[AIM]:
Skip all pictures, then copy the lines from the start of the data through the line with "ppFit, PVC: pvcFit", keeping both ends.

[RECORDS SHOWN]:
** begin **
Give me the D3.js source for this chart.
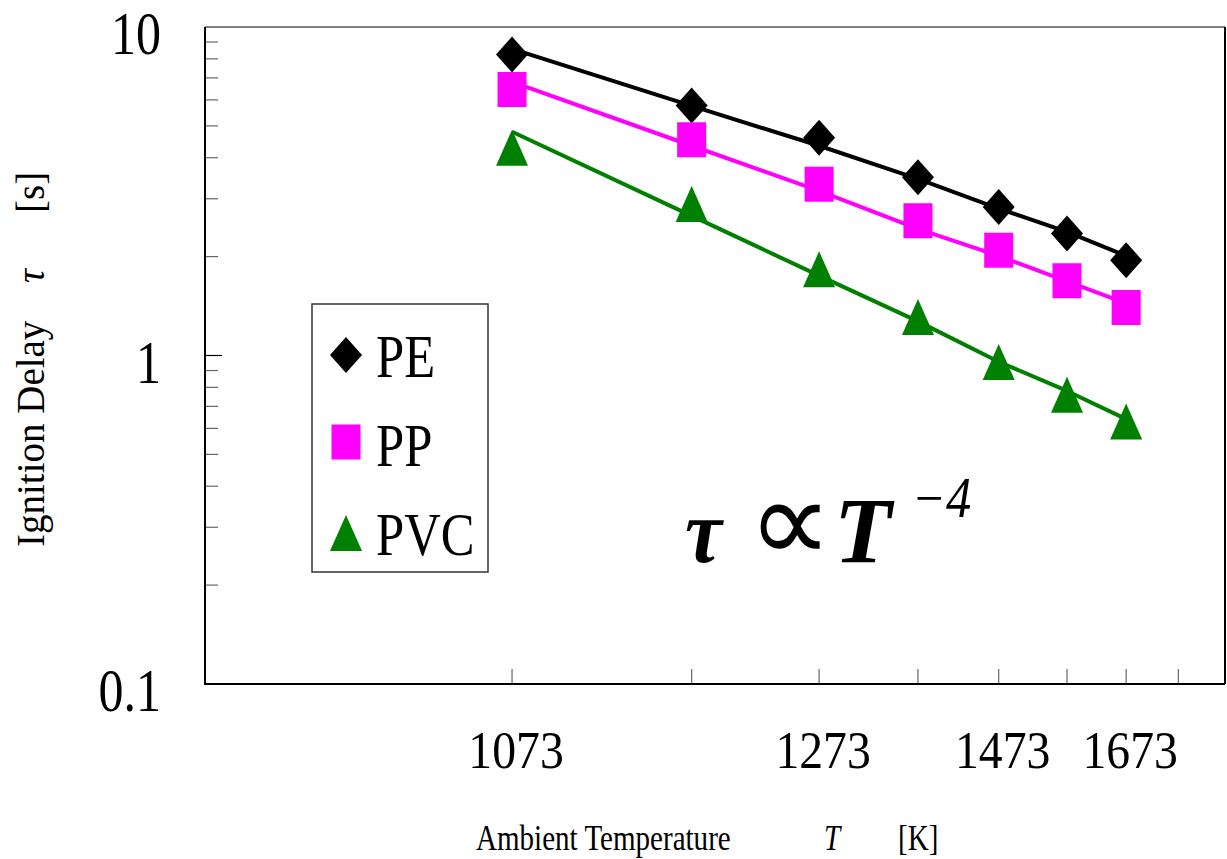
<!DOCTYPE html>
<html lang="en">
<head>
<meta charset="utf-8" />
<title>Ignition delay vs ambient temperature</title>
<script src="https://d3js.org/d3.v7.min.js"></script>
<style>
  body { margin: 0; background: #fff; }
  svg text { font-family: "Liberation Serif", "Times New Roman", serif; fill: #000; }
</style>
</head>
<body>
<div id="chart"></div>
<script>
var temps = [1073, 1173, 1273, 1373, 1473, 1573, 1673];
var pe  = [8.25, 5.77, 4.60, 3.49, 2.83, 2.35, 1.95];
var pp  = [6.45, 4.54, 3.32, 2.57, 2.09, 1.69, 1.40];
var pvc = [4.29, 2.89, 1.83, 1.31, 0.955, 0.759, 0.630];

// fitted curves drawn through the points
var peFit  = [8.58, 5.75, 4.35, 3.45, 2.80, 2.38, 2.01];
var ppFit  = [6.81, 4.35, 3.17, 2.43, 2.01, 1.68, 1.44];
var pvcFit = [4.80, 2.66, 1.75, 1.27, 0.957, 0.78, 0.64];

var seriesNames = ['PE', 'PP', 'PVC'];
var xTickTemps = [1073, 1173, 1273, 1373, 1473, 1573, 1673, 1773];
var xTickLabels = [1073, 1273, 1473, 1673];
var yTickLabels = [0.1, 1, 10];

(function() {
  'use strict';

  var width = 1227, height = 859;
  // axis is logarithmic in (T - 873)
  var tOffset = 873;

  var svg = d3.select('#chart').append('svg')
    .attr('width', width)
    .attr('height', height);

  var xLog = d3.scaleLog().domain([100, 1000]).range([205, 1225]);
  var x = function(t) { return xLog(t - tOffset); };
  var y = d3.scaleLog().domain([0.1, 10]).range([684, 27]);

  var colors = { PE: '#000000', PP: '#ff00ff', PVC: '#008000' };
  var values = { PE: pe, PP: pp, PVC: pvc };
  var fits = { PE: peFit, PP: ppFit, PVC: pvcFit };

  // text helper with horizontal squeeze like the original
  function label(g, str, tx, ty, size, sx, anchor, rot) {
    var t = g.append('text')
      .attr('transform', 'translate(' + tx + ',' + ty + ')' + (rot ? ' rotate(' + rot + ')' : '') + ' scale(' + sx + ',1)')
      .attr('font-size', size)
      .attr('text-anchor', anchor || 'start');
    if (str !== null) t.text(str);
    return t;
  }

  // y minor/major ticks
  var yTicks = [];
  [0.1, 1].forEach(function(d) {
    for (var k = 2; k <= 9; k++) yTicks.push(d * k);
  });
  svg.selectAll('.ytick').data(yTicks).enter().append('line')
    .attr('x1', 206).attr('x2', 218)
    .attr('y1', function(d) { return y(d); })
    .attr('y2', function(d) { return y(d); })
    .attr('stroke', '#666').attr('stroke-width', 1.2);
  svg.append('line')
    .attr('x1', 206).attr('x2', 222)
    .attr('y1', y(1)).attr('y2', y(1))
    .attr('stroke', '#000').attr('stroke-width', 1.2);

  // x ticks
  svg.selectAll('.xtick').data(xTickTemps).enter().append('line')
    .attr('x1', function(d) { return x(d); })
    .attr('x2', function(d) { return x(d); })
    .attr('y1', y(0.1)).attr('y2', y(0.1) - 15)
    .attr('stroke', '#666').attr('stroke-width', 1.2);

  // frame
  svg.append('line').attr('x1', 205).attr('x2', 1225).attr('y1', y(10)).attr('y2', y(10))
    .attr('stroke', '#808080').attr('stroke-width', 2);
  svg.append('line').attr('x1', 1225).attr('x2', 1225).attr('y1', y(10)).attr('y2', y(0.1))
    .attr('stroke', '#000').attr('stroke-width', 2);
  svg.append('line').attr('x1', 205).attr('x2', 205).attr('y1', y(10)).attr('y2', y(0.1) + 1)
    .attr('stroke', '#000').attr('stroke-width', 2);
  svg.append('line').attr('x1', 204).attr('x2', 1225).attr('y1', y(0.1)).attr('y2', y(0.1))
    .attr('stroke', '#000').attr('stroke-width', 2);

  // tick labels
  yTickLabels.forEach(function(v) {
    label(svg, String(v), 161, y(v) + 27, 61, 0.82, 'end');
  });
  xTickLabels.forEach(function(t) {
    label(svg, String(t), x(t) + 4, 768, 53, 0.9, 'middle');
  });

  // axis titles
  label(svg, 'Ambient Temperature', 476, 850, 35, 0.83, 'start');
  label(svg, 'T', 824, 850, 35, 0.83, 'start').attr('font-style', 'italic');
  label(svg, '[K]', 898, 850, 35, 0.83, 'start');

  label(svg, 'Ignition Delay', 44, 547, 39, 1, 'start', -90);
  label(svg, '\u03c4', 44, 283, 39, 1, 'start', -90).attr('font-style', 'italic');
  label(svg, '[s]', 44, 213, 39, 1, 'start', -90);

  // markers
  function markerPath(name, cx, cy) {
    var w = 16, h = 18;
    if (name === 'PE') {
      return 'M' + cx + ',' + (cy - h) + 'L' + (cx + w) + ',' + cy + 'L' + cx + ',' + (cy + h) + 'L' + (cx - w) + ',' + cy + 'Z';
    }
    if (name === 'PP') {
      w = 14.5; h = 17.5;
      return 'M' + (cx - w) + ',' + (cy - h) + 'H' + (cx + w) + 'V' + (cy + h) + 'H' + (cx - w) + 'Z';
    }
    return 'M' + cx + ',' + (cy - h) + 'L' + (cx + w) + ',' + (cy + h) + 'L' + (cx - w) + ',' + (cy + h) + 'Z';
  }

  var line = d3.line()
    .x(function(d) { return x(d.t); })
    .y(function(d) { return y(d.v); });

  seriesNames.forEach(function(name) {
    var fitData = temps.map(function(t, i) { return { t: t, v: fits[name][i] }; });
    svg.append('path')
      .datum(fitData)
      .attr('d', line)
      .attr('fill', 'none')
      .attr('stroke', colors[name])
      .attr('stroke-width', 4)
      .attr('stroke-linejoin', 'round');
  });

  seriesNames.forEach(function(name) {
    var pts = temps.map(function(t, i) { return { t: t, v: values[name][i] }; });
    svg.selectAll('.m-' + name).data(pts).enter().append('path')
      .attr('d', function(d) { return markerPath(name, x(d.t), y(d.v)); })
      .attr('fill', colors[name]);
  });

  // legend
  var legend = svg.append('g');
  legend.append('rect')
    .attr('x', 312).attr('y', 304)
    .attr('width', 176).attr('height', 268)
    .attr('fill', '#fff')
    .attr('stroke', '#333').attr('stroke-width', 1.5);
  var legendY = [355, 442, 533];
  var legendBase = [377, 466, 555];
  seriesNames.forEach(function(name, i) {
    legend.append('path')
      .attr('d', markerPath(name, 346, legendY[i]))
      .attr('fill', colors[name]);
    label(legend, name, 376, legendBase[i], 61, 0.83, 'start');
  });

  // power law annotation
  var ann = svg.append('g');
  label(ann, '\u03c4', 685, 562, 92, 0.9, 'start').attr('font-style', 'italic').attr('font-weight', 'bold');
  label(ann, '\u221d', 748, 562, 118, 1, 'start').attr('font-family', 'DejaVu Serif');
  label(ann, 'T', 834, 562, 94, 1, 'start').attr('font-style', 'italic').attr('font-weight', 'bold');
  label(ann, '\u22124', 912, 517, 56, 0.9, 'start').attr('font-style', 'italic');
})();
</script>
</body>
</html>
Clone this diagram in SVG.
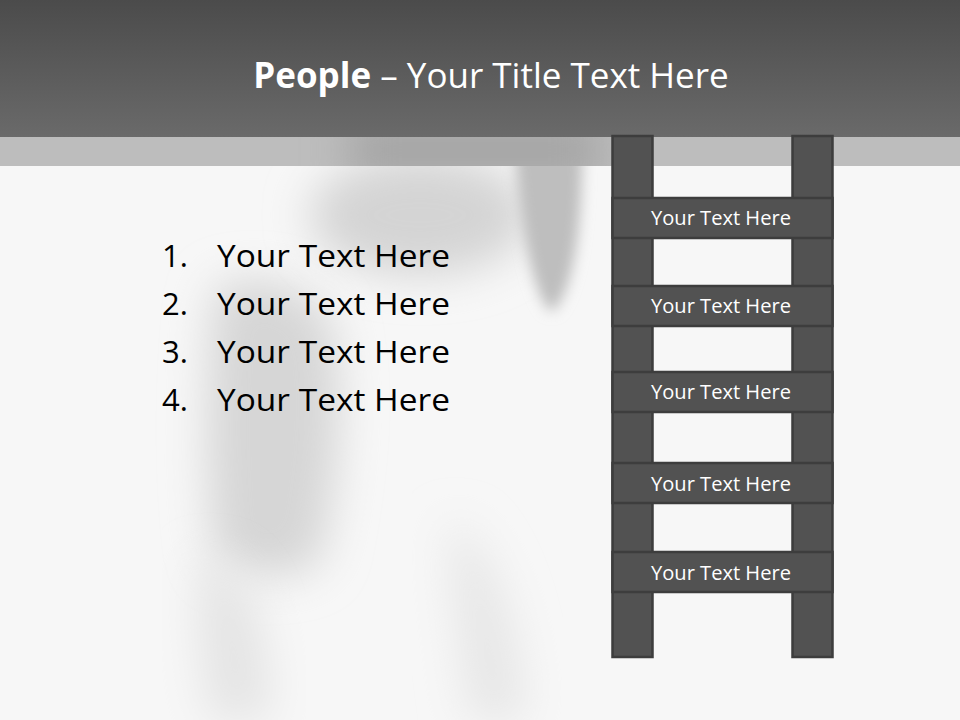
<svg xmlns="http://www.w3.org/2000/svg" width="960" height="720" viewBox="0 0 960 720">
<defs>
<linearGradient id="hdr" x1="0" y1="0" x2="0" y2="1">
<stop offset="0" stop-color="#4b4b4b"/>
<stop offset="1" stop-color="#6a6a6a"/>
</linearGradient>
<filter id="blur" x="-50%" y="-50%" width="200%" height="200%"><feGaussianBlur stdDeviation="22"/></filter>
<filter id="blur2" x="-50%" y="-50%" width="200%" height="200%"><feGaussianBlur stdDeviation="7"/></filter>
<clipPath id="band"><rect x="0" y="137" width="960" height="29"/></clipPath>
<style>
.part{fill:#525252;stroke:#3d3d3d;stroke-width:2.5}
.rt{font-family:"Open Sans","DejaVu Sans",sans-serif;font-size:19.5px;fill:#ffffff;text-anchor:middle}
.li{font-family:"Open Sans","DejaVu Sans",sans-serif;font-size:31px;fill:#000000}
</style>
</defs>
<rect width="960" height="720" fill="#f7f7f7"/>
<g id="shadows">
<path d="M215 290 C250 270 300 280 330 320 C345 380 340 470 320 560 C300 580 240 580 215 560 C205 480 205 380 215 290 Z" fill="#d6d6d6" filter="url(#blur)"/>
<ellipse cx="420" cy="215" rx="110" ry="60" fill="#d4d4d4" filter="url(#blur)"/>
<path d="M200 560 C240 560 270 600 270 720 L210 720 C200 660 195 600 200 560 Z" fill="#e4e4e4" filter="url(#blur)"/>
<path d="M450 520 C490 540 520 620 525 720 L470 720 C460 640 450 580 450 520 Z" fill="#e6e6e6" filter="url(#blur)"/>
<path d="M515 150 L582 150 C582 220 575 290 552 312 C535 300 522 240 515 150 Z" fill="#bebebe" filter="url(#blur2)"/>
</g>
<rect x="0" y="137" width="960" height="29" fill="#bdbdbd"/>
<g clip-path="url(#band)">
<rect x="350" y="120" width="250" height="60" fill="#a4a4a4" filter="url(#blur)"/>
</g>
<rect x="0" y="0" width="960" height="137" fill="url(#hdr)"/>
<g id="title">
<text x="491" y="88" text-anchor="middle" font-family="'Open Sans','DejaVu Sans',sans-serif" font-size="35" fill="#ffffff"><tspan font-weight="bold">People</tspan> – Your Title Text Here</text>
</g>
<g id="list">
<text class="li" x="162" y="267">1.</text><text class="li" x="217" y="267" textLength="233" lengthAdjust="spacingAndGlyphs">Your Text Here</text>
<text class="li" x="162" y="315">2.</text><text class="li" x="217" y="315" textLength="233" lengthAdjust="spacingAndGlyphs">Your Text Here</text>
<text class="li" x="162" y="363">3.</text><text class="li" x="217" y="363" textLength="233" lengthAdjust="spacingAndGlyphs">Your Text Here</text>
<text class="li" x="162" y="411">4.</text><text class="li" x="217" y="411" textLength="233" lengthAdjust="spacingAndGlyphs">Your Text Here</text>
</g>
<g id="ladder">
<rect class="part" x="612.5" y="136" width="40" height="521"/>
<rect class="part" x="792.5" y="136" width="40" height="521"/>
<g id="rung1"><rect class="part" x="612.5" y="198" width="220" height="40"/><text class="rt" x="721" y="224.5" textLength="140" lengthAdjust="spacingAndGlyphs">Your Text Here</text></g>
<g id="rung2"><rect class="part" x="612.5" y="286" width="220" height="40"/><text class="rt" x="721" y="312.5" textLength="140" lengthAdjust="spacingAndGlyphs">Your Text Here</text></g>
<g id="rung3"><rect class="part" x="612.5" y="372" width="220" height="40"/><text class="rt" x="721" y="398.5" textLength="140" lengthAdjust="spacingAndGlyphs">Your Text Here</text></g>
<g id="rung4"><rect class="part" x="612.5" y="463" width="220" height="40"/><text class="rt" x="721" y="490.5" textLength="140" lengthAdjust="spacingAndGlyphs">Your Text Here</text></g>
<g id="rung5"><rect class="part" x="612.5" y="552" width="220" height="40"/><text class="rt" x="721" y="579.5" textLength="140" lengthAdjust="spacingAndGlyphs">Your Text Here</text></g>
</g>
</svg>
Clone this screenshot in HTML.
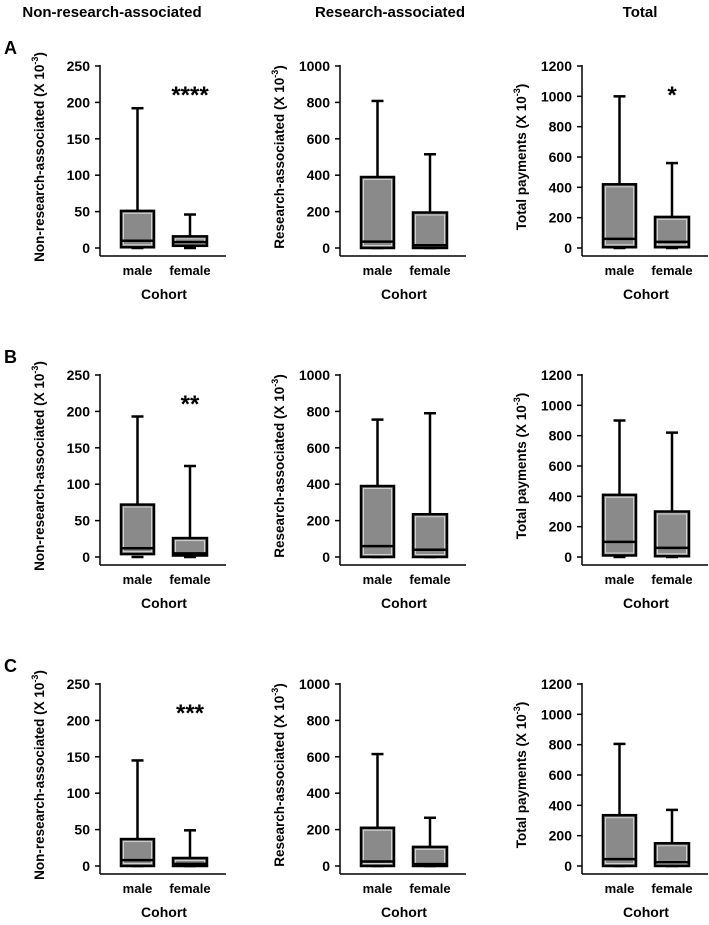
<!DOCTYPE html>
<html><head><meta charset="utf-8"><style>
body{margin:0;background:#fff}
svg{display:block;font-family:"Liberation Sans",Arial,sans-serif;font-weight:bold}
</style></head><body>
<svg id="chart" width="709" height="925" viewBox="0 0 709 925"></svg>
<script>
const columnTitles=["Non-research-associated","Research-associated","Total"];
const rowLetters=["A","B","C"];
const yLabels=["Non-research-associated (X 10","Research-associated (X 10","Total payments (X 10"];
const yMax=[250,1000,1200];
const yTicks1=[0,50,100,150,200,250];
const yTicks2=[0,200,400,600,800,1000];
const yTicks3=[0,200,400,600,800,1000,1200];
const categories=["male","female"];
// [min,q1,median,q3,max] per row, column, category
const rowA_male=[[0,1,10,51,192],[0,0,35,390,808],[0,5,60,420,1000]];
const rowA_female=[[0,3,8,16,46],[0,0,15,195,515],[0,5,40,205,560]];
const rowB_male=[[0,4,12,72,193],[0,0,60,390,755],[0,10,100,410,900]];
const rowB_female=[[0,2,5,26,125],[0,0,40,235,790],[0,5,60,300,820]];
const rowC_male=[[0,0,8,37,145],[0,0,25,210,615],[0,0,45,335,805]];
const rowC_female=[[0,0,3,11,49],[0,0,10,105,265],[0,0,25,150,370]];
const stars=[["****","","*"],["**","",""],["***","",""]];

const svg=document.getElementById('chart');
const NS="http://www.w3.org/2000/svg";
function mk(tag,attrs,parent){const e=document.createElementNS(NS,tag);for(const k in attrs)e.setAttribute(k,attrs[k]);(parent||svg).appendChild(e);return e;}
const tickSets=[yTicks1,yTicks2,yTicks3];
const maleRows=[rowA_male,rowB_male,rowC_male];
const femaleRows=[rowA_female,rowB_female,rowC_female];
const axisX=[100,340,582];
const zeroY=[248,557,866];
const H=182;
const colCenters=[112,390,640];

columnTitles.forEach((t,c)=>{
  const e=mk('text',{x:colCenters[c],y:17,'text-anchor':'middle','font-size':15});
  e.textContent=t;
  
  
});

for(let r=0;r<3;r++){
  const L=mk('text',{x:4,y:zeroY[r]-194,'font-size':18});
  L.textContent=rowLetters[r];
  
  
  for(let c=0;c<3;c++){
    const g=mk('g',{});
    
    
    const ax=axisX[c],z=zeroY[r];
    const ys=v=>z-v/yMax[c]*H;
    const xs=v=>ax+v;
    const ya=mk('line',{x1:ax,y1:ys(yMax[c])-1,x2:ax,y2:z+8,stroke:'#000','stroke-width':1.5},g);
    
    
    const xa=mk('line',{x1:ax,y1:z+8,x2:ax+126,y2:z+8,stroke:'#000','stroke-width':1.5},g);
    
    
    tickSets[c].forEach(t=>{
      mk('line',{x1:ax-5,y1:ys(t),x2:ax,y2:ys(t),stroke:'#000','stroke-width':1.5},g);
      const tl=mk('text',{x:ax-10,y:ys(t)+5,'text-anchor':'end','font-size':14},g);
      tl.textContent=t;
      
      
    });
    const yl=mk('text',{transform:`translate(${ax-56},${z-91}) rotate(-90)`,'text-anchor':'middle','font-size':13.5},g);
    yl.textContent=yLabels[c];
    const sup=mk('tspan',{dy:-6,'font-size':9},yl);sup.textContent='-3';
    const cl=mk('tspan',{dy:6},yl);cl.textContent=')';
    
    
    const xt=mk('text',{x:ax+64,y:z+51,'text-anchor':'middle','font-size':14},g);
    xt.textContent='Cohort';
    
    
    const boxes=[[21,54],[73,107]];
    [maleRows[r][c],femaleRows[r][c]].forEach((d,i)=>{
      const x0=xs(boxes[i][0]),x1=xs(boxes[i][1]),xm=(x0+x1)/2;
      const bg=mk('g',{},g);
      
      
      mk('line',{x1:xm,y1:ys(d[4]),x2:xm,y2:ys(d[3]),stroke:'#000','stroke-width':2.5},bg);
      mk('line',{x1:xm-6,y1:ys(d[4]),x2:xm+6,y2:ys(d[4]),stroke:'#000','stroke-width':2.5},bg);
      mk('line',{x1:xm-6,y1:ys(d[0]),x2:xm+6,y2:ys(d[0]),stroke:'#000','stroke-width':2.5},bg);
      const top=ys(d[3]),bot=ys(d[1]);
      mk('rect',{x:x0,y:top,width:x1-x0,height:Math.max(bot-top,2),fill:'#8a8a8a',stroke:'#000','stroke-width':2.5},bg);
      if(bot-top>6)mk('rect',{x:x0+2.5,y:top+2.5,width:x1-x0-5,height:bot-top-5,fill:'none',stroke:'#d0d0d0','stroke-width':1},bg);
      mk('line',{x1:x0,y1:ys(d[2]),x2:x1,y2:ys(d[2]),stroke:'#000','stroke-width':2.5},bg);
      const cat=mk('text',{x:xm,y:z+27,'text-anchor':'middle','font-size':13},g);
      cat.textContent=categories[i];
      
      
    });
    if(stars[r][c]){
      const s=mk('text',{x:ax+90,y:z-145,'text-anchor':'middle','font-size':24},g);
      s.textContent=stars[r][c];
      
      
    }
  }
}
</script>
</body></html>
** end **
[WRITTEN SOLUTION]:
Give me the D3.js source for this chart.
<!DOCTYPE html>
<html lang="en">
<head>
<meta charset="utf-8" />
<title>Ignition delay vs ambient temperature</title>
<script src="https://d3js.org/d3.v7.min.js"></script>
<style>
  body { margin: 0; background: #fff; }
  svg text { font-family: "Liberation Serif", "Times New Roman", serif; fill: #000; }
</style>
</head>
<body>
<div id="chart"></div>
<script>
var temps = [1073, 1173, 1273, 1373, 1473, 1573, 1673];
var pe  = [8.25, 5.77, 4.60, 3.49, 2.83, 2.35, 1.95];
var pp  = [6.45, 4.54, 3.32, 2.57, 2.09, 1.69, 1.40];
var pvc = [4.29, 2.89, 1.83, 1.31, 0.955, 0.759, 0.630];

// fitted curves drawn through the points
var peFit  = [8.58, 5.75, 4.35, 3.45, 2.80, 2.38, 2.01];
var ppFit  = [6.81, 4.35, 3.17, 2.43, 2.01, 1.68, 1.44];
var pvcFit = [4.80, 2.66, 1.75, 1.27, 0.957, 0.78, 0.64];

var seriesNames = ['PE', 'PP', 'PVC'];
var xTickTemps = [1073, 1173, 1273, 1373, 1473, 1573, 1673, 1773];
var xTickLabels = [1073, 1273, 1473, 1673];
var yTickLabels = [0.1, 1, 10];

(function() {
  'use strict';

  var width = 1227, height = 859;
  // axis is logarithmic in (T - 873)
  var tOffset = 873;

  var svg = d3.select('#chart').append('svg')
    .attr('width', width)
    .attr('height', height);

  var xLog = d3.scaleLog().domain([100, 1000]).range([205, 1225]);
  var x = function(t) { return xLog(t - tOffset); };
  var y = d3.scaleLog().domain([0.1, 10]).range([684, 27]);

  var colors = { PE: '#000000', PP: '#ff00ff', PVC: '#008000' };
  var values = { PE: pe, PP: pp, PVC: pvc };
  var fits = { PE: peFit, PP: ppFit, PVC: pvcFit };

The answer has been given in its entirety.